Spicer spent much of the rest of the day apologizing for his remark -– including, at one point, a mention of what happened in “Holocaust centers,” an apparent reference to concentration camps. The comments brought swift denunciations from Holocaust remembrance organizations and even Israeli officials.

It didn’t help that the comments came during the Jewish holiday of Passover, which celebrates freedom from bondage in Egypt. The Trump administration also came under previous fire for a Holocaust remembrance statement that did not directly mention Jews, as well as the perception of slow action in condemning anti-Semitic vandalism and threats.

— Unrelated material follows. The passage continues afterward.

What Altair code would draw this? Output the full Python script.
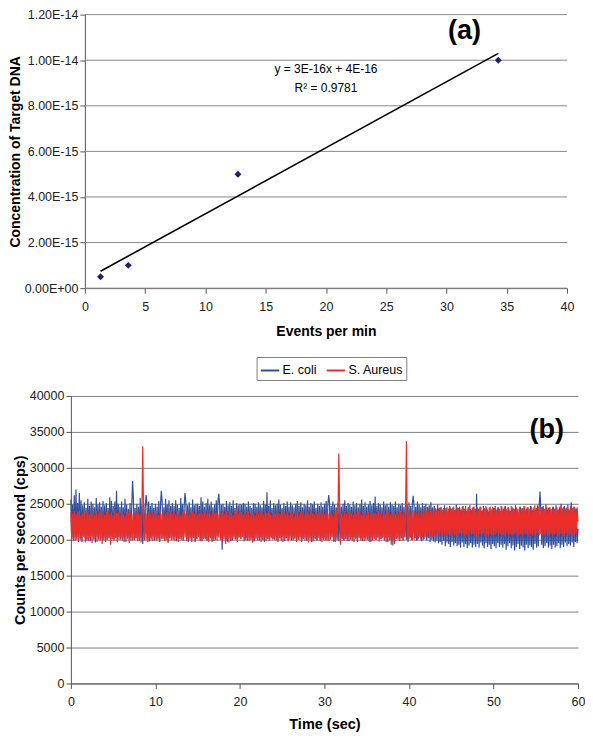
import altair as alt
import pandas as pd

FONT = "Liberation Sans"

# ---------------- Panel (a) data ----------------
events_per_min = [1.3, 3.6, 12.7, 34.3]
concentration = [5e-16, 1e-15, 5e-15, 1e-14]
a_x_ticks = [0, 5, 10, 15, 20, 25, 30, 35, 40]
a_y_ticks = [0, 2e-15, 4e-15, 6e-15, 8e-15, 1e-14, 1.2e-14]
a_y_labels = ["0.00E+00", "2.00E-15", "4.00E-15", "6.00E-15", "8.00E-15", "1.00E-14", "1.20E-14"]
equation_lines = ["y = 3E-16x + 4E-16", "R\u00b2 = 0.9781"]

# ---------------- Panel (b) data (counts per second, in hundreds) ----------------
time_step = 0.1
ecoli_hundreds = [
    256, 201, 249, 204, 262, 199, 270, 203, 251, 206, 265, 200, 255, 197, 248, 205, 252, 202, 244, 199, 257, 203, 247, 198, 253, 205, 250, 201, 245, 196,
    258, 204, 249, 200, 252, 207, 246, 202, 254, 199, 248, 204, 251, 200, 244, 202, 259, 199, 254, 205, 247, 201, 253, 203, 268, 198, 250, 204, 246, 200,
    253, 202, 245, 197, 257, 205, 249, 201, 243, 203, 251, 199, 247, 282, 255, 200, 244, 202, 250, 204, 246, 199, 258, 203, 248, 194, 252, 201, 245, 262,
    249, 200, 253, 198, 247, 202, 251, 205, 244, 199, 250, 203, 246, 200, 254, 197, 248, 268, 252, 201, 245, 199, 257, 203, 249, 196, 255, 202, 247, 205,
    251, 200, 247, 204, 255, 198, 249, 202, 244, 201, 258, 205, 250, 199, 246, 265, 253, 200, 248, 197, 252, 203, 245, 199, 256, 204, 248, 197, 250, 201,
    250, 205, 247, 200, 259, 198, 253, 203, 246, 201, 251, 199, 257, 204, 248, 202, 253, 197, 245, 203, 249, 200, 255, 205, 252, 264, 247, 202, 249, 186,
    250, 204, 246, 200, 254, 197, 248, 203, 252, 198, 247, 199, 255, 204, 244, 201, 251, 200, 248, 203, 250, 201, 249, 204, 251, 198, 250, 202, 246, 199,
    253, 203, 247, 200, 244, 196, 251, 198, 250, 201, 246, 203, 252, 199, 248, 202, 245, 200, 254, 197, 249, 203, 266, 201, 247, 199, 255, 204, 244, 201,
    251, 200, 248, 203, 250, 197, 256, 202, 249, 199, 244, 204, 251, 198, 247, 202, 253, 200, 246, 205, 252, 199, 248, 201, 245, 203, 250, 197, 254, 200,
    247, 204, 252, 198, 245, 201, 250, 203, 248, 199, 255, 202, 246, 200, 251, 197, 249, 204, 253, 201, 244, 199, 250, 203, 247, 198, 252, 202, 246, 200,
    250, 203, 254, 199, 248, 262, 251, 200, 247, 204, 253, 197, 249, 202, 245, 200, 252, 198, 248, 203, 246, 201, 250, 199, 255, 204, 247, 201, 251, 198,
    249, 203, 246, 200, 253, 197, 248, 202, 251, 199, 245, 204, 250, 201, 256, 198, 247, 202, 252, 200, 246, 203, 249, 199, 254, 197, 248, 202, 251, 204,
    260, 200, 247, 203, 251, 198, 249, 201, 245, 204, 253, 199, 248, 202, 250, 197, 246, 203, 252, 200, 249, 192, 247, 198, 253, 201, 245, 203, 250, 199,
    248, 202, 251, 199, 246, 204, 253, 200, 249, 197, 252, 203, 247, 200, 250, 261, 248, 202, 246, 199, 253, 201, 249, 204, 245, 198, 251, 200, 247, 203,
    250, 199, 246, 202, 248, 197, 252, 200, 245, 198, 247, 196, 243, 199, 249, 195, 244, 197, 246, 193, 242, 199, 248, 191, 244, 196, 240, 194, 247, 190,
    243, 197, 245, 192, 241, 195, 249, 191, 244, 193, 246, 189, 242, 196, 247, 190, 243, 194, 240, 188, 245, 192, 248, 195, 241, 189, 246, 193, 243, 190,
    264, 194, 243, 189, 246, 196, 240, 192, 247, 188, 242, 195, 245, 190, 239, 193, 246, 187, 241, 194, 244, 191, 247, 188, 242, 195, 245, 190, 240, 193,
    246, 189, 243, 194, 247, 186, 241, 191, 245, 195, 240, 188, 246, 192, 243, 185, 248, 190, 242, 194, 239, 187, 246, 192, 244, 189, 247, 185, 241, 193,
    245, 188, 243, 192, 247, 190, 241, 186, 246, 194, 242, 189, 248, 191, 244, 267, 240, 193, 246, 188, 243, 191, 249, 195, 242, 189, 245, 192, 241, 187,
    246, 193, 243, 189, 248, 191, 242, 195, 245, 188, 250, 193, 243, 190, 247, 196, 244, 191, 249, 194, 241, 192, 252, 196, 244, 190, 246, 197, 243, 195,
    215,
]
saureus_hundreds = [
    238, 201, 236, 198, 240, 203, 235, 200, 239, 197, 241, 202, 234, 199, 237, 204, 240, 196, 236, 201, 239, 198, 235, 202, 241, 195, 237, 200, 234, 203,
    240, 197, 236, 201, 238, 199, 242, 194, 237, 202, 235, 197, 239, 200, 240, 203, 236, 193, 239, 201, 234, 198, 241, 202, 237, 196, 238, 200, 235, 203,
    240, 199, 236, 202, 233, 197, 239, 201, 237, 195, 241, 203, 235, 199, 238, 200, 236, 202, 240, 198, 237, 201, 235, 196, 239, 330, 234, 199, 241, 200,
    236, 197, 238, 202, 235, 200, 239, 198, 236, 203, 240, 199, 237, 202, 234, 197, 238, 201, 236, 203, 241, 198, 235, 200, 239, 196, 237, 202, 240, 199,
    236, 203, 239, 198, 235, 201, 240, 197, 237, 202, 234, 200, 238, 199, 241, 203, 236, 198, 239, 201, 235, 200, 238, 197, 240, 202, 236, 199, 239, 201,
    235, 203, 237, 198, 241, 200, 236, 201, 238, 202, 236, 199, 241, 197, 237, 203, 234, 200, 240, 198, 236, 202, 238, 199, 235, 203, 240, 200, 237, 198,
    241, 201, 236, 194, 239, 200, 235, 196, 240, 199, 237, 202, 234, 201, 238, 200, 242, 197, 236, 203, 240, 201, 238, 204, 235, 202, 239, 199, 236, 201,
    239, 198, 235, 202, 241, 197, 237, 200, 234, 203, 240, 199, 236, 202, 238, 197, 241, 200, 235, 203, 239, 198, 237, 201, 240, 199, 236, 202, 234, 200,
    238, 203, 236, 199, 241, 198, 237, 202, 235, 200, 240, 197, 238, 201, 236, 203, 239, 198, 235, 200, 241, 202, 237, 199, 234, 201, 238, 198, 240, 203,
    236, 200, 239, 197, 237, 202, 235, 199, 240, 201, 238, 196, 236, 203, 241, 200, 237, 198, 235, 202, 239, 199, 236, 203, 238, 200, 240, 197, 237, 201,
    235, 199, 239, 202, 236, 198, 240, 201, 237, 203, 234, 200, 238, 197, 241, 202, 236, 320, 239, 193, 237, 202, 235, 199, 240, 201, 236, 198, 238, 203,
    241, 200, 237, 198, 235, 203, 239, 201, 236, 197, 240, 202, 238, 199, 234, 201, 241, 198, 237, 203, 235, 200, 239, 197, 236, 202, 240, 199, 237, 201,
    238, 199, 236, 203, 240, 198, 237, 201, 235, 202, 239, 200, 236, 197, 241, 203, 238, 199, 235, 193, 237, 201, 240, 194, 236, 203, 239, 200, 237, 198,
    241, 202, 236, 199, 238, 203, 240, 337, 200, 238, 201, 239, 203, 236, 199, 241, 200, 238, 202, 236, 199, 240, 203, 237, 200, 239, 204, 238, 201, 243,
    205, 240, 204, 242, 202, 239, 205, 243, 203, 240, 206, 244, 204, 241, 207, 243, 205, 245, 206, 241, 204, 244, 208, 242, 205, 246, 207, 243, 204, 245,
    206, 243, 208, 246, 205, 242, 207, 245, 204, 244, 209, 241, 206, 246, 208, 243, 205, 247, 207, 242, 204, 245, 209, 243, 206, 244, 208, 246, 205, 242,
    207, 245, 204, 243, 208, 246, 206, 241, 209, 244, 205, 247, 207, 242, 204, 245, 208, 243, 206, 246, 203, 244, 207, 242, 209, 245, 206, 243, 208, 247,
    205, 242, 207, 246, 204, 243, 209, 245, 206, 241, 208, 247, 205, 244, 207, 242, 209, 245, 204, 243, 206, 246, 208, 242, 205, 244, 207, 247, 209, 243,
    206, 245, 204, 242, 208, 246, 205, 243, 207, 248, 204, 244, 209, 246, 206, 243, 208, 245, 205, 247, 207, 242, 209, 246, 206, 244, 204, 245, 208, 243,
    205, 246, 207, 243, 209, 245, 204, 242, 206, 247, 208, 244, 205, 246, 207, 242, 209, 245, 204, 243, 206, 247, 208, 244, 205, 246, 207, 243, 209, 245,
    225,
]
series_names = ["E. coli", "S. Aureus"]
series_colors = ["#2f4f9f", "#ec2e2a"]
b_x_ticks = [0, 10, 20, 30, 40, 50, 60]
b_y_ticks = [0, 5000, 10000, 15000, 20000, 25000, 30000, 35000, 40000]

# ---------------- Panel (a) ----------------
df_a = pd.DataFrame({"events": events_per_min, "conc": concentration})
df_grid_a = pd.DataFrame({"tick": a_y_ticks})
one_row = pd.DataFrame({"k": [0]})
label_expr = "[" + ",".join("'%s'" % s for s in a_y_labels) + "][round(datum.value / 2e-15)]"

A_OFF = 14
A_W = 497
x_a = alt.Scale(domain=[0, 40], range=[A_OFF, A_W], nice=False, zero=False)
y_a = alt.Scale(domain=[0, 1.2e-14], nice=False)
ax_a_y = alt.Axis(values=a_y_ticks, labelExpr=label_expr, offset=-A_OFF,
                  title="Concentration of Target DNA", titlePadding=2, labelPadding=2,
                  titleFontSize=14, grid=False)
ax_a_x = alt.Axis(values=a_x_ticks, title="Events per min", grid=False,
                  labelFlush=False, labelPadding=7, titlePadding=12, titleFontSize=14)

grid_a = alt.Chart(df_grid_a).mark_rule(color="#8a8a8a", strokeWidth=1).encode(
    y=alt.Y("tick:Q", scale=y_a, axis=ax_a_y),
    x=alt.datum(0, scale=x_a, axis=ax_a_x),
    x2=alt.datum(40),
)

trend_a = alt.Chart(df_a).transform_regression("events", "conc").mark_line(
    color="black", strokeWidth=1.6
).encode(x=alt.X("events:Q", scale=x_a, axis=ax_a_x), y=alt.Y("conc:Q", scale=y_a, axis=ax_a_y))

points_a = alt.Chart(df_a).mark_point(
    shape="diamond", filled=True, size=48, color="#1f1f75", opacity=1
).encode(x=alt.X("events:Q", scale=x_a, axis=ax_a_x), y=alt.Y("conc:Q", scale=y_a, axis=ax_a_y))

eq1 = alt.Chart(one_row).mark_text(font=FONT, fontSize=12, fontWeight="normal", color="black").encode(
    x=alt.datum(20.0), y=alt.datum(9.61e-15), text=alt.value(equation_lines[0])
)
eq2 = alt.Chart(one_row).mark_text(font=FONT, fontSize=12, fontWeight="normal", color="black").encode(
    x=alt.datum(20.0), y=alt.datum(8.78e-15), text=alt.value(equation_lines[1])
)
label_a = alt.Chart(one_row).mark_text(font=FONT, fontSize=27, fontWeight="bold", color="black").encode(
    x=alt.datum(31.5), y=alt.datum(1.128e-14), text=alt.value("(a)")
)

panel_a = alt.layer(grid_a, trend_a, points_a, eq1, eq2, label_a).properties(width=A_W, height=274)

# ---------------- Panel (b) ----------------
n = len(ecoli_hundreds)
times = [round(i * time_step, 1) for i in range(n)]
df_b = pd.concat([
    pd.DataFrame({"t": times, "cps": [v * 100 for v in ecoli_hundreds], "series": series_names[0]}),
    pd.DataFrame({"t": times, "cps": [v * 100 for v in saureus_hundreds], "series": series_names[1]}),
])

x_b = alt.Scale(domain=[0, 60], nice=False)
y_b = alt.Scale(domain=[0, 40000], nice=False)
ax_b_x = alt.Axis(values=b_x_ticks, title="Time (sec)", grid=False, labelFlush=False,
                  labelPadding=7, titlePadding=10, titleFontSize=14.5)
ax_b_y = alt.Axis(values=b_y_ticks, format="d", title="Counts per second (cps)",
                  titlePadding=2, labelPadding=2, titleFontSize=14.5, grid=True,
                  gridColor="#808080", gridWidth=1)

lines_b = alt.Chart(df_b).mark_line(strokeWidth=1.2).encode(
    x=alt.X("t:Q", scale=x_b, axis=ax_b_x),
    y=alt.Y("cps:Q", scale=y_b, axis=ax_b_y),
    color=alt.Color("series:N", scale=alt.Scale(domain=series_names, range=series_colors),
                    legend=alt.Legend(orient="none", legendX=186, legendY=-39, direction="horizontal",
                                      title=None, symbolType="stroke", symbolSize=340,
                                      symbolStrokeWidth=2, labelFontSize=12.5, labelFont=FONT,
                                      labelColor="black", strokeColor="#7f7f7f", fillColor="white",
                                      padding=3, columnPadding=5, labelOffset=2)),
    order=alt.Order("t:Q"),
)

label_b = alt.Chart(one_row).mark_text(font=FONT, fontSize=27, fontWeight="bold", color="black").encode(
    x=alt.datum(56.3, scale=x_b, axis=ax_b_x), y=alt.datum(35245, scale=y_b, axis=ax_b_y),
    text=alt.value("(b)")
)

panel_b = alt.layer(lines_b, label_b).properties(width=508, height=288)

chart = alt.vconcat(panel_a, panel_b, spacing=17).resolve_scale(
    color="independent"
).resolve_legend(color="independent").properties(
    padding={"left": 0, "top": 0, "right": 0, "bottom": 0}
).configure_view(stroke=None).configure_axis(
    labelFont=FONT, titleFont=FONT, labelFontSize=12.5, labelColor="#222222",
    titleColor="black", titleFontWeight="bold", domainColor="#555555", tickColor="#555555",
    tickSize=5, labelPadding=3, domainWidth=1, labelOverlap=False
)

chart.save("out.html", embed_options={"renderer": "svg", "actions": False})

As for how it’s likely to be perceived by the intended target, the Russians need no lectures on Nazi atrocities. Millions of Soviet soldiers and civilians died in World War II, where the USSR, of course, aligned with the USA to defeat Hitler’s Germany.

There’s another irony in the American case to Russia. The Trump administration is asking Putin -– and the world community –- to trust the judgment of U.S. intelligence agencies when it comes to Assad’s responsibility for a chemical attack.

Those would be the same intelligence agencies whose judgment and motivations President Trump himself has openly questioned in the still-early days of his presidency. That brings matters back to the Russia probe, the scandal that hangs over all that Trump does and attempts to do on the international stage.

Indeed, the Trump White House is paying a price for its own early actions throughout this first big national security test. For a president and top aides who have displayed a casual relationship with truth and accuracy, words matter again.